Copy, exactly as written, the lines that begin at the one containing "Recreate this image" and end at the one containing "import matplotlib.pyplot as plt". Skip any pictures in the data below.

--- Start ENTRIES ---

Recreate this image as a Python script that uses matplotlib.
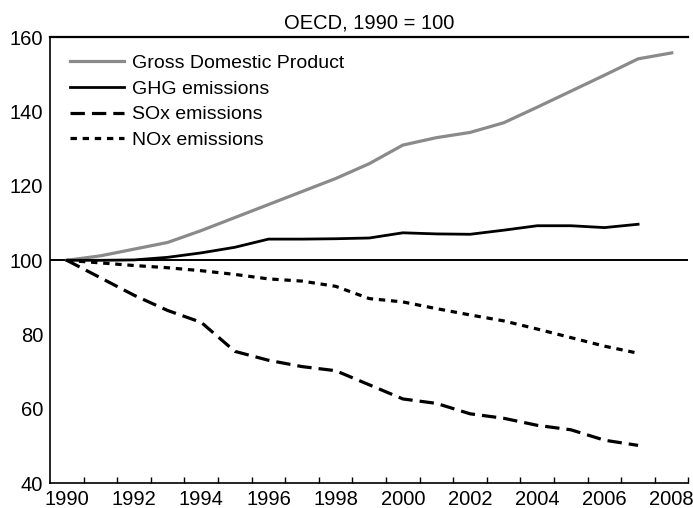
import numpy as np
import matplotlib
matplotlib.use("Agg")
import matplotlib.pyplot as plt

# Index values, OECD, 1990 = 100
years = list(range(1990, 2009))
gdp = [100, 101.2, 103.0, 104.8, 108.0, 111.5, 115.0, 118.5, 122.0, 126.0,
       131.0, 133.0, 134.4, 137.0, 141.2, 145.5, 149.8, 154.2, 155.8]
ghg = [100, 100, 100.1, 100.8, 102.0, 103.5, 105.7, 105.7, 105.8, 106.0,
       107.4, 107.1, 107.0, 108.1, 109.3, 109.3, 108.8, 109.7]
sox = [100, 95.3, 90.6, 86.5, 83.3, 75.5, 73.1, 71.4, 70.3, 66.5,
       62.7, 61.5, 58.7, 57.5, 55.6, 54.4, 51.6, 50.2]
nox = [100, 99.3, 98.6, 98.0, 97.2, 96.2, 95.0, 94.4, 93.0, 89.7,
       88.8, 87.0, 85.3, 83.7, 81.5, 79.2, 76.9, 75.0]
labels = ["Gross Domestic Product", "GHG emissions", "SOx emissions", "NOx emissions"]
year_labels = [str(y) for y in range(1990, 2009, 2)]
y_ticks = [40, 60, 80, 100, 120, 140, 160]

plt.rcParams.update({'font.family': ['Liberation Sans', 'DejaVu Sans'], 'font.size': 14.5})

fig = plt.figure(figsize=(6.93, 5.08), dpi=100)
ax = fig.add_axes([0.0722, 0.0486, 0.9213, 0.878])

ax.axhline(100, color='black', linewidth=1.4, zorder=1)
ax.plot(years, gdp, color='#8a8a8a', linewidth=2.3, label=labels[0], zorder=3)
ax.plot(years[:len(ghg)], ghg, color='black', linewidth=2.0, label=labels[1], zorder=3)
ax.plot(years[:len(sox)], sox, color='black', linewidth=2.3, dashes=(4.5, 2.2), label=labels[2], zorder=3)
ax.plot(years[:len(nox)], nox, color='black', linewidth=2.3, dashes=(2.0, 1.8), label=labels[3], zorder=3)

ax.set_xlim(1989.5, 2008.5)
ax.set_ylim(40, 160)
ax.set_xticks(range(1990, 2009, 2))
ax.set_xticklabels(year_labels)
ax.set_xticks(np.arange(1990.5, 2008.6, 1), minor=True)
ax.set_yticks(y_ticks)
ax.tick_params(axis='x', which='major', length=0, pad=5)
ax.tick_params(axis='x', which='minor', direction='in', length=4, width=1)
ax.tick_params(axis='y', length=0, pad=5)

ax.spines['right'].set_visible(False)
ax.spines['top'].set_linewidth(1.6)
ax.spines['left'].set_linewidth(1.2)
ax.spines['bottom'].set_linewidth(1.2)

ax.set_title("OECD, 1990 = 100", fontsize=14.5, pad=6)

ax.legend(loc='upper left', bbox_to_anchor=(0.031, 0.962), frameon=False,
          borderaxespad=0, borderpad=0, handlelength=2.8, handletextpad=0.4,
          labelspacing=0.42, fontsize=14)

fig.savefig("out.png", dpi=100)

--- End ENTRIES ---
--- Start ENTRIES ---

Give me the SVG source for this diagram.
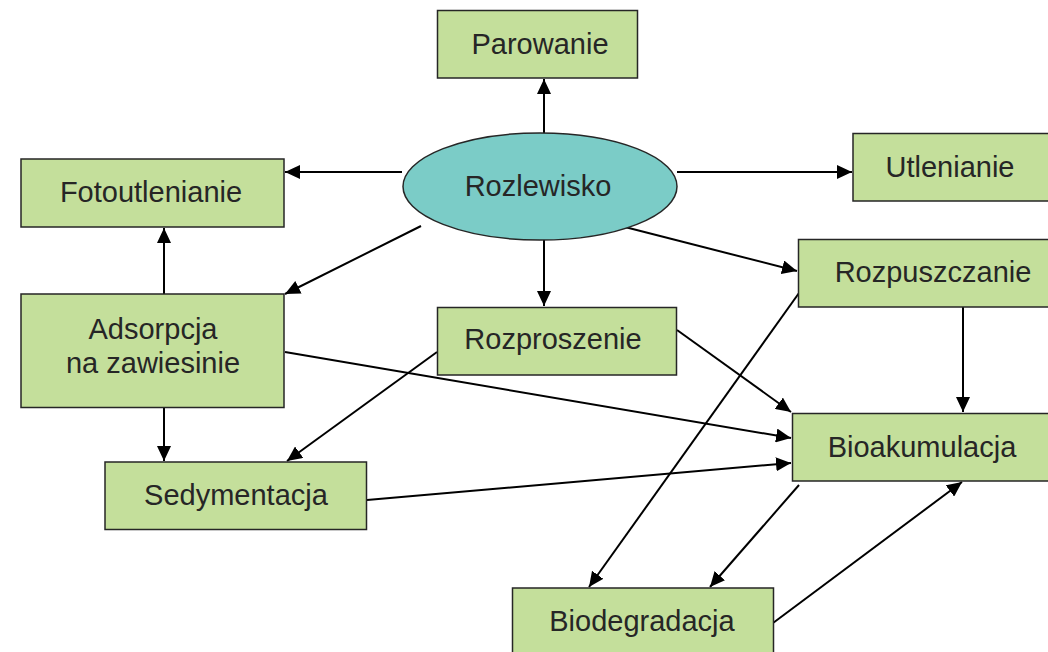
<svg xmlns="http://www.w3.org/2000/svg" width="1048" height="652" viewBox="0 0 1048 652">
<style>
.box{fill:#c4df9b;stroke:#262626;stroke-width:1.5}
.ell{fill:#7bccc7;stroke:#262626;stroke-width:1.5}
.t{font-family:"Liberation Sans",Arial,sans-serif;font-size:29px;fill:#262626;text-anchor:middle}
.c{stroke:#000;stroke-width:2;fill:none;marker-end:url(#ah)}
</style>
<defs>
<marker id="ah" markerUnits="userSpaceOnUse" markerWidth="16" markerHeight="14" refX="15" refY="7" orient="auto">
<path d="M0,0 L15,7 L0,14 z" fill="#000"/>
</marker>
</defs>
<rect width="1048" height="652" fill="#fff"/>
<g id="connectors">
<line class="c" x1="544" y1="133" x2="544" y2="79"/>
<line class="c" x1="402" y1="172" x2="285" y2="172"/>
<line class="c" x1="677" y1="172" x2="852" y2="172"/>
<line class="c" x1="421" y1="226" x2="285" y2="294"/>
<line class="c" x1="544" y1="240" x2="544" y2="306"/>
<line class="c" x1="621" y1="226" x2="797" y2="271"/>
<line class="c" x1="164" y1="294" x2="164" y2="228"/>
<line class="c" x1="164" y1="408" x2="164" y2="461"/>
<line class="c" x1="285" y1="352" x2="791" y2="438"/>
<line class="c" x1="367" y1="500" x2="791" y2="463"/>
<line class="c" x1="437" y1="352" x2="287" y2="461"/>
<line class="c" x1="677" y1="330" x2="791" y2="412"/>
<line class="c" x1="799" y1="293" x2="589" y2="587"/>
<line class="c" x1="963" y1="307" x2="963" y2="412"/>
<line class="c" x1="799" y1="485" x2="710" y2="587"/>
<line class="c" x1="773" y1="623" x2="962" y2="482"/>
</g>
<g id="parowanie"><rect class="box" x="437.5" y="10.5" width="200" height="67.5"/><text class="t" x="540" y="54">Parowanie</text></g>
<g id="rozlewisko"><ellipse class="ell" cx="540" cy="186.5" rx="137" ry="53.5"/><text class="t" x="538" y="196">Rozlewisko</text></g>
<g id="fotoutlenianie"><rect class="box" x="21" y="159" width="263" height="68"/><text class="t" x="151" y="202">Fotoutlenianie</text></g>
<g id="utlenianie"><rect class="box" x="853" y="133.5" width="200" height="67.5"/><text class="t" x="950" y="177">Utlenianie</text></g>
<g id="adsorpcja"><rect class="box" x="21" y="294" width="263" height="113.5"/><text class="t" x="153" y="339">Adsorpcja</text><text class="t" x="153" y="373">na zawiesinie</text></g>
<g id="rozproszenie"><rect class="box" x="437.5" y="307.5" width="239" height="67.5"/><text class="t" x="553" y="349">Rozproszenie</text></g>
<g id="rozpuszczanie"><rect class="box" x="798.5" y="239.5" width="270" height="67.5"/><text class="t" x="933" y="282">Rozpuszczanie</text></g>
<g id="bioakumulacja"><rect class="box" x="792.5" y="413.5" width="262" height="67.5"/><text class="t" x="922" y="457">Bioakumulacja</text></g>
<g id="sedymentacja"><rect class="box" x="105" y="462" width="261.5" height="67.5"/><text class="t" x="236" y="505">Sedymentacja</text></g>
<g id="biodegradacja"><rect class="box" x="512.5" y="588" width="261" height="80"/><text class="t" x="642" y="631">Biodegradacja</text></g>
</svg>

--- End ENTRIES ---

## SOLVED EXERCISE
Recreate this image as a Python script that uses matplotlib.
import numpy as np
import matplotlib
matplotlib.use("Agg")
import matplotlib.pyplot as plt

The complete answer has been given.